Thermodynamic integration, fermion sign problem, and real-space renormalization

TL;DR

This paper revisits Wilson's real-space renormalization approach for the 2D Ising model, using Monte Carlo and thermodynamic integration to clarify and extend his original construction, and explores its connection to the fermion sign problem.

Contribution

It provides a detailed Monte Carlo implementation of Wilson's real-space renormalization for the Ising model, clarifying historical methods and their relation to the fermion sign problem.

Findings

Successful retracing of Wilson's renormalization computation.

Insights into the connection between real-space renormalization and the fermion sign problem.

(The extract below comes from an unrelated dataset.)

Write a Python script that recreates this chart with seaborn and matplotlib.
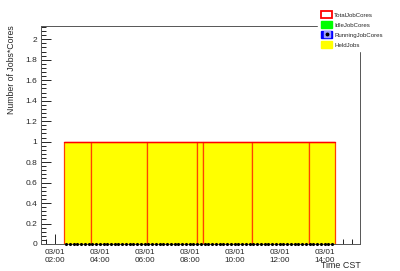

Extension of Wilson's approach with multiple Hamiltonian terms.

Abstract

We reconsider real-space renormalization for the two-dimensional Ising model, following the path traced out by Wilson in Sect. VI of his 1975 Reviews of Modern Physics. In that reference, Wilson considerably extended the Kadanoff decimation procedure towards a possibly rigorous construction of a real-space scale-invariant hamiltonian. Wilson's construction has, to the best of our knowledge, never been fully understood and thus neither reproduced nor generalized. In the present work, we use Monte Carlo sampling in combination with thermodynamic integration in order to retrace Wilson's computation for a real-space renormalization with a number of terms in the hamiltonian. We elaborate on the connection of real-space renormalization with the fermion sign problem and discuss to which extent our Monte Carlo procedure actually implements Wilson's program from half a century ago.